Auch in der nur kurzen Regierungszeit von Großherzog Paul Friedrich(1837-1842) konnten die Katholiken in Mecklenburg-Schwerin von der erworbenen Religionsfreiheit noch Gebrauch machen. In dieser Zeit konnte 1839 gleich hinter der St. Annenkirche die alte katholische Schule gebaut werden. Nach dem Regierungsantritt des Großherzogs Friedrich Franz II. (1842-1883) wurden die Rechte der Minderheitskonfessionen im Lande wieder beschnitten. Zwar brachte die Märzrevolution von 1849 noch die Verkündigung einer neuen Verfassung, nach der „keine Religionsgesellschaft […] vor anderen Vorrechte“ haben sollte. Aber gleich im nächsten Jahr wurde diese Verfassung aufgehoben und der alte Landesgrundgesetzliche Erbvergleich wieder in Kraft gesetzt.

Jetzt galt zwar noch die Deutsche Bundesakte von 1815. Doch es blieb strittig, ob mit der Bestimmung über die Gleichstellung der Bekenntnisse auch die Gleichstellung der Religionsgesellschaften als solche festgelegt sei. Ein Bundesbeschluss vom 9. Januar 1853 stellte fest, dass nur die Individualrechte bundesrechtlich garantiert seien. Bestimmungen über die Rechtsstellung der Religionsgesellschaften lagen damit im Ermessen der Einzelstaaten.
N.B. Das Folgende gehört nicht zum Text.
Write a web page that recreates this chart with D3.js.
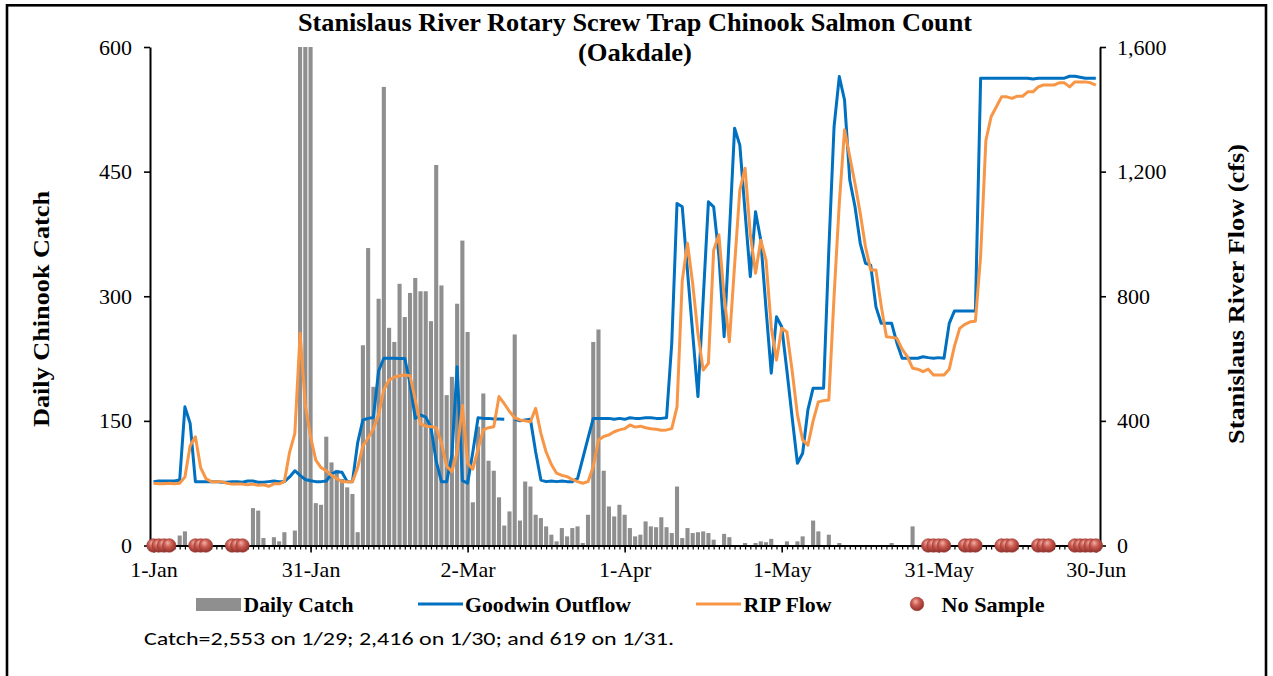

Die Regierung in Mecklenburg hielt weiter daran fest, dass nur die lutherische Landeskirche als Staatskirche volle Religionsfreiheit genießen könne. Besonderes Aufsehen erregte damals der Fall des Freiherrn von der Kettenburg, der 1852 katholisch geworden war. Sein Hauskaplan Dr. Holzammer wurde mit Polizeigewalt außer Landes gebracht, weil er in der Privatkapelle des Freiherrn in Schloss Matgendorf  katholischen Gottesdienst gehalten hatte. Auch Matgendorf gehörte damals noch zum Seelsorgsgebiet von St. Anna zu Schwerin.